Components of the "I" shape in terms of academic influence and expertise. More information on this work to come.

To help this along, I have worked out an ontological and semantic model of scientific expertise. In the figure above, I show the bivariate model as a shape representing the relative "depth and "breadth" of a particular style of scientific practice. While there are "Is" (specialists) and "Ts" (generalists with a single specialty), there are also "combs" (generalists with multiple specialties) and "dashes" (pure generalists). "Combs" are most analogous to the traditional polymath, but it is interesting to ask where Charles Darwin (and other theorists) would fit into this type of scheme. 

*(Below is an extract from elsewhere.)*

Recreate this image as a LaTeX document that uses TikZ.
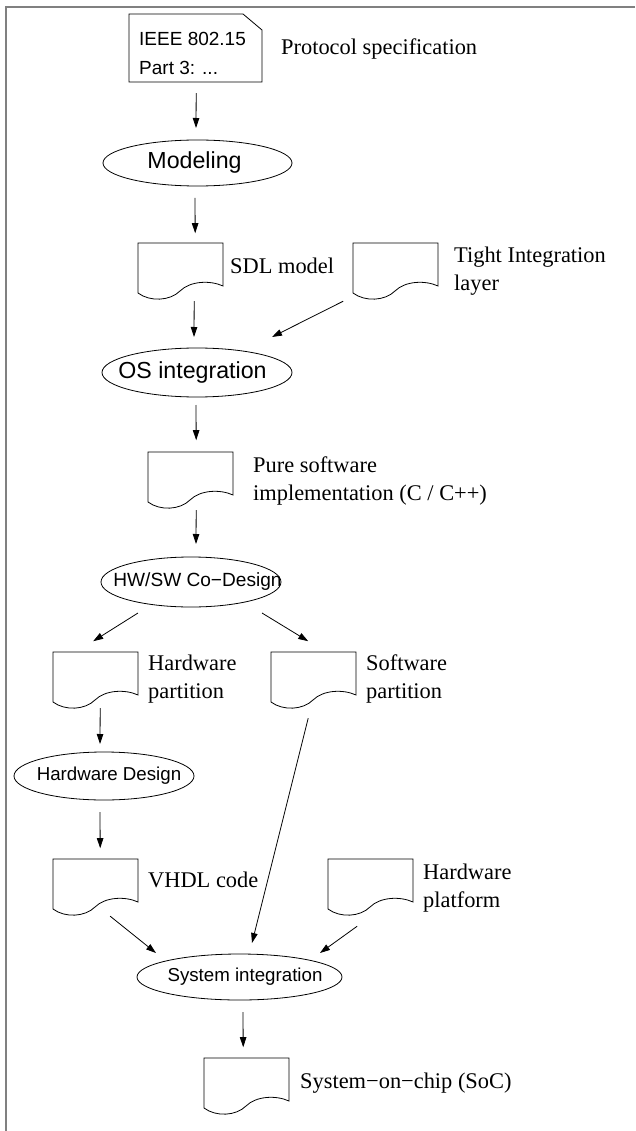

While Darwin has shaped the thinking of many scholars in multiple fields (both traditional and upstart) over the past 150 years, he was also influenced by a variety of thinkers. Even more than a scientific specialist, the essence of theorists can be captured by multiple-input, multiple-output (MIMO) graphs of major ideas. This can extend even beyond the lifetime of the scientist. The following graphical example of influencers and the influenced (inputs and outputs) is from Semantic Scholar, and shows Charles Darwin's position in a semi-directed citation network within the Computer Science community.

Charles Darwin's academic influence as MIMO graph. See profile for details on how graph is computed.

[1] Kazneechev, A. (2012). Theorists as Connectors: from Poincare to mathematical medicine. Theory, Evolution, and Games Group blog, November 4.

[2] Newman, M.E.J. (2004). Who Is the Best Connected Scientist? A Study of Scientific Coauthorship Networks. Lecture Notes in Physics, 650, 337–370.

[3] Alicea, B. (2011). Academic Connectivity and the Future of Scientific Ideas. Synthetic Daisies blog, September 9.

[4] Newman, M.E.J. (2001). The structure of scientific collaboration networks. PNAS, 98(2), 404-409.

[5] More information about citation networks and their usefulness to the practice of science can be found in: Editorial (2010). On citing well. Nature Chemical Biology, 6, 79.

[6] A few popular readings on polymathy: Arbesman, S. (2013). Let's Bring the Polymath -- and the Dabblers -- Back. Wired, December 13 AND Mazie, S. How to be a Polymath. Big Think blog.